What better place to start my entry into the franchise than the dawn of man itself. Far Cry Primal strips all the guns and psychopaths telling you the meaning of insanity, and replaces it with spears and cavemen telling you the meaning of insanity…I mean survival.


In the brief demo I was given a vast world to explore, although not enough time to explore it, teeming with woolly mammoths, saber-toothed cats, dire wolves and a host of prehistoric humans to slaughter and loot. The game looks incredibly gorgeous but in today’s gaming industry that’s basically to be expected.

But exploring and survival aren’t the only goals in Far Cry Primal; within the demo players were tasked with raiding a small tribal camp in order to take it over. This will play a large role in the main game as players take control of Takkar and seek to conquer the land and rebuild his destroyed tribe. There may be a lot more to the final game, but for now we’ll have to wait and see.


The big new selling feature of Far Cry Primal is the “beast master” mode, wherein certain animals can be fed a piece of meat, which will trigger a prompt to tame them and have them become your sidekicks. Different animals have varying skills ranging between strength, speed and stealth. While on the surface this seems like a pretty good idea, it never felt incredibly necessary when taking out a camp of Neanderthals is just as easy when you have a bow and stealth.
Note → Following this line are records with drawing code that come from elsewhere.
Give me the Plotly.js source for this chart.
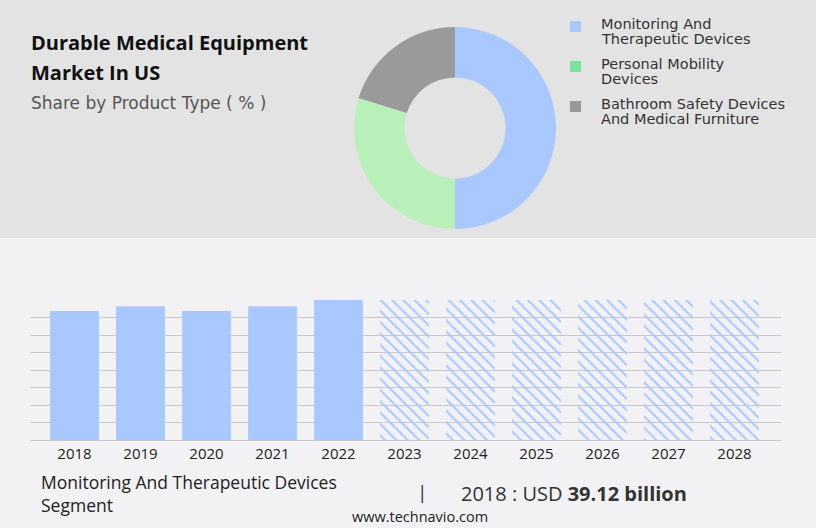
<!DOCTYPE html>
<html>
<head>
<meta charset="utf-8">
<script src="https://cdn.plot.ly/plotly-3.0.1.min.js"></script>
<style>
  html, body { margin: 0; padding: 0; background: #f2f2f4; }
  #chart { width: 816px; height: 528px; }
</style>
</head>
<body>
<div id="chart"></div>
<script>
// share by product type (%)
var segments = ["Monitoring And Therapeutic Devices", "Personal Mobility Devices", "Bathroom Safety Devices And Medical Furniture"];
var segmentShares = [50.0, 29.8, 20.2];
var legendLines = [["Monitoring And", "Therapeutic Devices"], ["Personal Mobility", "Devices"], ["Bathroom Safety Devices", "And Medical Furniture"]];

// segment size by year (USD billion), forecast years are hatched
var actualYears = ["2018", "2019", "2020", "2021", "2022"];
var actualValues = [39.12, 40.6, 39.1, 40.6, 42.45];
var forecastYears = ["2023", "2024", "2025", "2026", "2027", "2028"];
var forecastValues = [42.45, 42.45, 42.45, 42.45, 42.45, 42.45];

var W = 816, H = 528;
function px(x) { return x / W; }
function py(y) { return 1 - y / H; }

var pieColors = ["#a8c8fe", "#b9efb9", "#9a9a9a"];
var legendColors = ["#a8c8ff", "#76e49a", "#999999"];
var barBlue = "#a8c8ff";

var pie = {
    type: "pie",
    labels: segments,
    values: segmentShares,
    hole: 0.5,
    sort: false,
    direction: "clockwise",
    rotation: 0,
    textinfo: "none",
    hoverinfo: "label+percent",
    marker: { colors: pieColors, line: { width: 0 } },
    domain: { x: [px(354), px(556)], y: [py(229), py(27)] },
    showlegend: false
};

var actual = {
    type: "bar",
    x: actualYears,
    y: actualValues,
    marker: { color: barBlue, line: { width: 0 } },
    showlegend: false,
    hoverinfo: "x+y"
};

var forecast = {
    type: "bar",
    x: forecastYears,
    y: forecastValues,
    marker: {
        color: barBlue,
        line: { width: 0 },
        pattern: { shape: "\\", size: 8, solidity: 0.25, fillmode: "replace" }
    },
    showlegend: false,
    hoverinfo: "x"
};

var ymax = Math.max.apply(null, actualValues.concat(forecastValues));

var annotations = [];
function note(x, y, text, size, color, family, anchor) {
    annotations.push({
        xref: "paper", yref: "paper", x: px(x), y: py(y),
        xanchor: anchor || "left", yanchor: "middle", align: "left",
        text: text, showarrow: false,
        font: { size: size, color: color, family: family }
    });
}

// header texts
note(29, 43, "<b>Durable Medical Equipment</b>", 20, "#111", "Open Sans");
note(29, 73, "<b>Market In US</b>", 20, "#111", "Open Sans");
note(29, 103, "Share by Product Type ( % )", 17, "#555", "DejaVu Sans");

// custom legend
var shapes = [
    { type: "rect", xref: "paper", yref: "paper", x0: 0, x1: 1, y0: py(238), y1: 1,
      fillcolor: "#e3e3e3", line: { width: 0 }, layer: "below" }
];
var legendTop = [21, 61, 101];
legendLines.forEach(function (lines, i) {
    var y = legendTop[i];
    shapes.push({ type: "rect", xref: "paper", yref: "paper",
        x0: px(570), x1: px(581), y0: py(y + 11), y1: py(y),
        fillcolor: legendColors[i], line: { width: 0 } });
    note(599, y + 3, lines[0], 14.5, "#333", "DejaVu Sans");
    note(599, y + 18, lines[1], 14.5, "#333", "DejaVu Sans");
});

// footer texts
note(39, 493.5, "Monitoring And Therapeutic Devices<br>Segment", 17.5, "#222", "Open Sans");
note(422, 492, "|", 19, "#333", "Open Sans", "center");
note(459, 493, "2018 : USD <b>" + actualValues[0].toFixed(2) + " billion</b>", 20, "#333", "Open Sans");
note(420, 516, "www.technavio.com", 14.5, "#222", "Open Sans", "center");

var layout = {
    width: W,
    height: H,
    margin: { l: 0, r: 0, t: 0, b: 0 },
    paper_bgcolor: "#f2f2f4",
    plot_bgcolor: "rgba(0,0,0,0)",
    barmode: "overlay",
    bargap: 0.26,
    xaxis: {
        type: "category",
        categoryorder: "array",
        categoryarray: actualYears.concat(forecastYears),
        domain: [px(30), px(781)],
        range: [-0.674, 10.705],
        showgrid: false,
        zeroline: false,
        showline: false,
        ticks: "",
        ticklabelstandoff: 3,
        tickfont: { size: 15, color: "#222", family: "Open Sans" },
        fixedrange: true
    },
    yaxis: {
        domain: [py(440), py(300)],
        range: [0, ymax * 1.0005],
        dtick: ymax / 8,
        tick0: 0,
        showticklabels: false,
        showgrid: true,
        gridcolor: "#c8c8c8",
        gridwidth: 1,
        zeroline: true,
        zerolinecolor: "#c8c8c8",
        zerolinewidth: 1,
        fixedrange: true
    },
    shapes: shapes,
    annotations: annotations
};

Plotly.newPlot("chart", [pie, actual, forecast], layout, { displayModeBar: false, staticPlot: true });
</script>
</body>
</html>
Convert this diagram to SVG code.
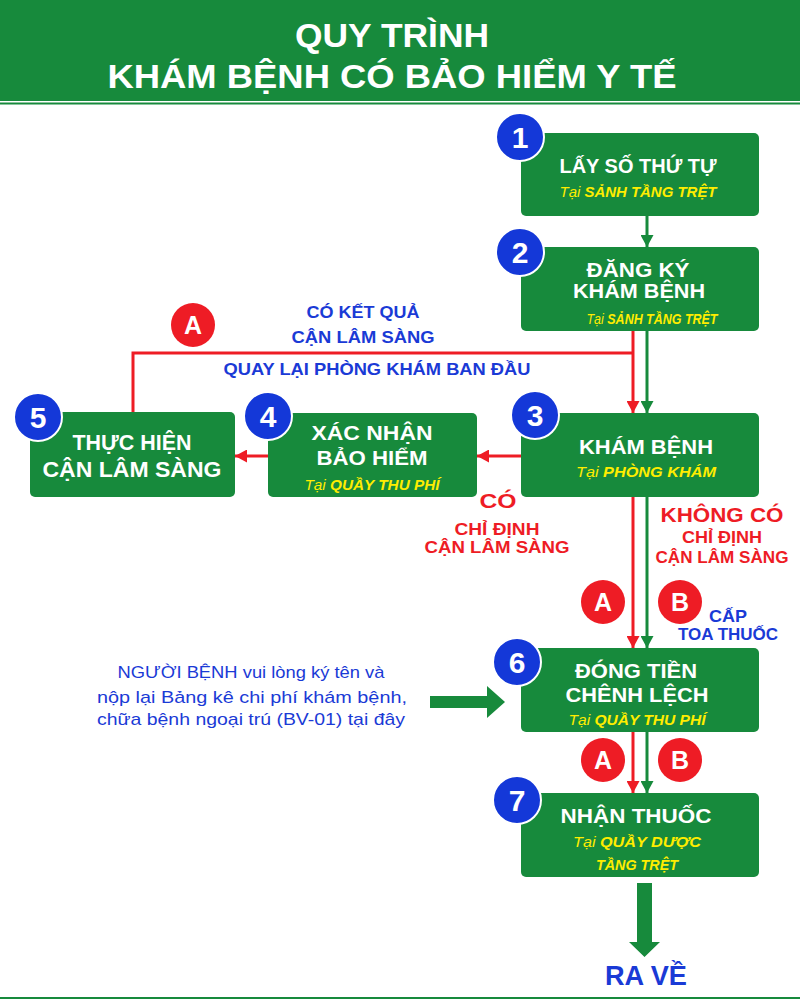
<svg xmlns="http://www.w3.org/2000/svg" width="800" height="1000" viewBox="0 0 800 1000">
<defs>
<style>
text{font-family:"Liberation Sans",Arial,sans-serif;font-weight:bold}
.title{fill:#fff;font-size:33px;text-anchor:middle}
.h{fill:#fff;font-size:20px;text-anchor:middle}
.h5{fill:#fff;font-size:22px;text-anchor:middle}
.y{fill:#ffed00;font-size:15px;font-style:italic;text-anchor:middle}
.yn{font-weight:normal}
.bl{fill:#1a3ad6;font-size:17px;text-anchor:middle}
.para{fill:#1a3ad6;font-size:17px;text-anchor:middle;font-weight:normal}
.rd{fill:#ee1c25;font-size:17px;text-anchor:middle}
.rdb{fill:#ee1c25;font-size:20px;text-anchor:middle}
.box{fill:#178a3c}
.num{fill:#1438d8;stroke:#fff;stroke-width:2}
.nt{fill:#fff;font-size:30px;text-anchor:middle}
.ab{fill:#ee1c25}
.abt{fill:#fff;font-size:25px;text-anchor:middle}
.lr{stroke:#ee1c25;stroke-width:3;fill:none}
.lg{stroke:#178a3c;stroke-width:3;fill:none}
</style>
<marker id="ar" markerUnits="userSpaceOnUse" markerWidth="13" markerHeight="13" refX="12" refY="6.5" orient="auto"><path d="M0,0 L12,6.5 L0,13 z" fill="#ee1c25"/></marker>
<marker id="ag" markerUnits="userSpaceOnUse" markerWidth="13" markerHeight="13" refX="12" refY="6.5" orient="auto"><path d="M0,0 L12,6.5 L0,13 z" fill="#178a3c"/></marker>
</defs>
<rect width="800" height="1000" fill="#fff"/>
<g id="header">
<rect x="0" y="0" width="800" height="101" fill="#178a3c"/>
<rect x="0" y="102.5" width="800" height="2" fill="#178a3c"/>
<text class="title" x="392" y="47" textLength="194" lengthAdjust="spacingAndGlyphs">QUY TRÌNH</text>
<text class="title" x="392" y="88" textLength="569" lengthAdjust="spacingAndGlyphs">KHÁM BỆNH CÓ BẢO HIỂM Y TẾ</text>
</g>
<rect x="0" y="997" width="800" height="2" fill="#178a3c"/>
<g id="connectors">
<line class="lg" x1="647" y1="216" x2="647" y2="247" marker-end="url(#ag)"/>
<polyline class="lr" points="133,412 133,353 633,353"/>
<line class="lr" x1="633" y1="331" x2="633" y2="413" marker-end="url(#ar)"/>
<line class="lg" x1="647" y1="331" x2="647" y2="413" marker-end="url(#ag)"/>
<line class="lr" x1="521" y1="456" x2="477" y2="456" marker-end="url(#ar)"/>
<line class="lr" x1="268" y1="456" x2="235" y2="456" marker-end="url(#ar)"/>
<line class="lr" x1="633" y1="497" x2="633" y2="648" marker-end="url(#ar)"/>
<line class="lg" x1="647" y1="497" x2="647" y2="648" marker-end="url(#ag)"/>
<line class="lr" x1="633" y1="732" x2="633" y2="793" marker-end="url(#ar)"/>
<line class="lg" x1="647" y1="732" x2="647" y2="793" marker-end="url(#ag)"/>
<polygon points="637,883 652,883 652,942 660,942 644.5,957 629,942 637,942" fill="#178a3c"/>
<polygon points="430,696 487,696 487,686 505,702 487,718 487,708 430,708" fill="#178a3c"/>
</g>
<g id="labels">
<circle class="ab" cx="193" cy="325" r="22"/><text class="abt" x="193" y="334">A</text>
<text class="bl" x="363" y="318" textLength="113" lengthAdjust="spacingAndGlyphs">CÓ KẾT QUẢ</text>
<text class="bl" x="363" y="343" textLength="143" lengthAdjust="spacingAndGlyphs">CẬN LÂM SÀNG</text>
<text class="bl" x="377" y="375" textLength="307" lengthAdjust="spacingAndGlyphs">QUAY LẠI PHÒNG KHÁM BAN ĐẦU</text>
<text class="rdb" x="498" y="508" textLength="37" lengthAdjust="spacingAndGlyphs">CÓ</text>
<text class="rd" x="497" y="535" textLength="85" lengthAdjust="spacingAndGlyphs">CHỈ ĐỊNH</text>
<text class="rd" x="497" y="553" textLength="145" lengthAdjust="spacingAndGlyphs">CẬN LÂM SÀNG</text>
<text class="rdb" x="722" y="522" textLength="123" lengthAdjust="spacingAndGlyphs">KHÔNG CÓ</text>
<text class="rd" x="722" y="543" textLength="80" lengthAdjust="spacingAndGlyphs">CHỈ ĐỊNH</text>
<text class="rd" x="722" y="563" textLength="133" lengthAdjust="spacingAndGlyphs">CẬN LÂM SÀNG</text>
<circle class="ab" cx="603" cy="602" r="22"/><text class="abt" x="603" y="611">A</text>
<circle class="ab" cx="680" cy="602" r="22"/><text class="abt" x="680" y="611">B</text>
<text class="bl" x="728" y="622" textLength="38" lengthAdjust="spacingAndGlyphs">CẤP</text>
<text class="bl" x="728" y="640" textLength="100" lengthAdjust="spacingAndGlyphs">TOA THUỐC</text>
<circle class="ab" cx="603" cy="760" r="22"/><text class="abt" x="603" y="769">A</text>
<circle class="ab" cx="680" cy="760" r="22"/><text class="abt" x="680" y="769">B</text>
<text class="para" x="251" y="678" textLength="267" lengthAdjust="spacingAndGlyphs">NGƯỜI BỆNH vui lòng ký tên và</text>
<text class="para" x="252" y="703" textLength="310" lengthAdjust="spacingAndGlyphs">nộp lại Bảng kê chi phí khám bệnh,</text>
<text class="para" x="251" y="725" textLength="308" lengthAdjust="spacingAndGlyphs">chữa bệnh ngoại trú (BV-01) tại đây</text>
<text x="646" y="985" font-size="28" fill="#1a3ad6" text-anchor="middle" textLength="82" lengthAdjust="spacingAndGlyphs">RA VỀ</text>
</g>
<g id="node1">
<rect class="box" x="521" y="133" width="238" height="83" rx="5"/>
<circle class="num" cx="520" cy="137" r="24"/><text class="nt" x="520" y="148">1</text>
<text class="h" x="638" y="173" textLength="157" lengthAdjust="spacingAndGlyphs">LẤY SỐ THỨ TỰ</text>
<text class="y" x="638" y="197" textLength="157" lengthAdjust="spacingAndGlyphs"><tspan class="yn">Tại </tspan>SẢNH TẦNG TRỆT</text>
</g>
<g id="node2">
<rect class="box" x="521" y="247" width="238" height="84" rx="5"/>
<circle class="num" cx="520" cy="252" r="24"/><text class="nt" x="520" y="263">2</text>
<text class="h" x="638" y="277" textLength="103" lengthAdjust="spacingAndGlyphs">ĐĂNG KÝ</text>
<text class="h" x="639" y="298" textLength="132" lengthAdjust="spacingAndGlyphs">KHÁM BỆNH</text>
<text class="y" x="652" y="324" textLength="131" lengthAdjust="spacingAndGlyphs"><tspan class="yn">Tại </tspan>SẢNH TẦNG TRỆT</text>
</g>
<g id="node3">
<rect class="box" x="521" y="413" width="238" height="84" rx="5"/>
<circle class="num" cx="535" cy="415" r="24"/><text class="nt" x="535" y="426">3</text>
<text class="h" x="646" y="454" textLength="134" lengthAdjust="spacingAndGlyphs">KHÁM BỆNH</text>
<text class="y" x="646" y="477" textLength="140" lengthAdjust="spacingAndGlyphs"><tspan class="yn">Tại </tspan>PHÒNG KHÁM</text>
</g>
<g id="node4">
<rect class="box" x="268" y="413" width="209" height="84" rx="5"/>
<circle class="num" cx="268" cy="416" r="24"/><text class="nt" x="268" y="427">4</text>
<text class="h" x="372" y="440" textLength="121" lengthAdjust="spacingAndGlyphs">XÁC NHẬN</text>
<text class="h" x="372" y="465" textLength="111" lengthAdjust="spacingAndGlyphs">BẢO HIỂM</text>
<text class="y" x="372" y="490" textLength="135" lengthAdjust="spacingAndGlyphs"><tspan class="yn">Tại </tspan>QUẦY THU PHÍ</text>
</g>
<g id="node5">
<rect class="box" x="30" y="412" width="205" height="85" rx="5"/>
<circle class="num" cx="38" cy="417" r="24"/><text class="nt" x="38" y="428">5</text>
<text class="h5" x="132" y="450" textLength="119" lengthAdjust="spacingAndGlyphs">THỰC HIỆN</text>
<text class="h5" x="132" y="477" textLength="179" lengthAdjust="spacingAndGlyphs">CẬN LÂM SÀNG</text>
</g>
<g id="node6">
<rect class="box" x="521" y="648" width="238" height="84" rx="5"/>
<circle class="num" cx="517" cy="662" r="24"/><text class="nt" x="517" y="673">6</text>
<text class="h" x="636" y="678" textLength="122" lengthAdjust="spacingAndGlyphs">ĐÓNG TIỀN</text>
<text class="h" x="637" y="702" textLength="143" lengthAdjust="spacingAndGlyphs">CHÊNH LỆCH</text>
<text class="y" x="637" y="725" textLength="137" lengthAdjust="spacingAndGlyphs"><tspan class="yn">Tại </tspan>QUẦY THU PHÍ</text>
</g>
<g id="node7">
<rect class="box" x="521" y="793" width="238" height="84" rx="5"/>
<circle class="num" cx="517" cy="800" r="24"/><text class="nt" x="517" y="811">7</text>
<text class="h" x="636" y="823" textLength="151" lengthAdjust="spacingAndGlyphs">NHẬN THUỐC</text>
<text class="y" x="637" y="847" textLength="128" lengthAdjust="spacingAndGlyphs"><tspan class="yn">Tại </tspan>QUẦY DƯỢC</text>
<text class="y" x="637" y="870" textLength="82" lengthAdjust="spacingAndGlyphs">TẦNG TRỆT</text>
</g>
</svg>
It was suggested that the animals would feel like partners to your mission rather then just items, but I couldn’t disagree more. So many times I sent my wolf to attack bears and when it died as I was running for my life I just thought, “Well I guess I’ve got to tame a new wolf.” From what I can tell there doesn’t seem to be a leveling or skill system for animals, so it really does come down to: if your animal dies, just go get a new one. And this is an opportunity that was seriously missed. It’s just as easy to tame a saber-toothed cat as it is a bear, or wolf and never did it seem like I needed to create a degree of trust with these animals. You give it a piece of meat, and suddenly it’ll do whatever you want.


One other major feature of Far Cry primal is the crafting system in the game, that has you build all items you will need for your play-though. Really what more can I say about that other than Far Cry Primal felt as if it was trying to jump on the Minecraft bandwagon a few years too late. Fallout 4 tried that too and it wasn’t very good; shoehorning crafting into you game just because Minecraft is popular with the kids just kind of comes off desperate. Although, I guess it makes sense, since this is set in the Stone-Age and you can’t exactly just pick up ammo off dead bodies. At some point, we need to see man make fire.

Combat is pretty rough and tumble, although not so limited that you can’t just stealth kill everyone with your bow. Given the time period, weapons take the form of spears, clubs and a mixture of natural ingredients that can be used as bombs. I’m inclined to rate this favorably since it does give you the ability to throw bees at people, and that always makes a great game to me. Also, since your weapons are mostly made of wood, almost every weapon can be ignited for fire damage and given the lush green setting, fire can spread like crazy giving you a tactical advantage in combat.

You can also ride a mammoth. And while it’s unfortunate that you can’t tame mammoths, you can just ride any wild mammoth, and storming into enemy camps on the back of a mammoth is pretty amazing.


Although I have to gripe about one thing, it’s extremely tedious how almost every action in this game requires you to hold down whatever button you need to do it (mainly square on the PS4 version). It’s an extremely poor gameplay mechanic that adds nothing that just pressing a button to do something couldn’t. In fact, it constantly broke the immersion for me as every time I tried to press a button to search in a bag, nothing happened and I was consciously reminded that I was playing a video game.

Overall, I can’t say much more about Far Cry Primal, given only the alpha version vertical slice I experienced. It seemed like an interesting experience and with a proper single-player narrative, it could be exciting and there really aren’t many games that deliver a proper prehistoric setting, that look as nice as this one.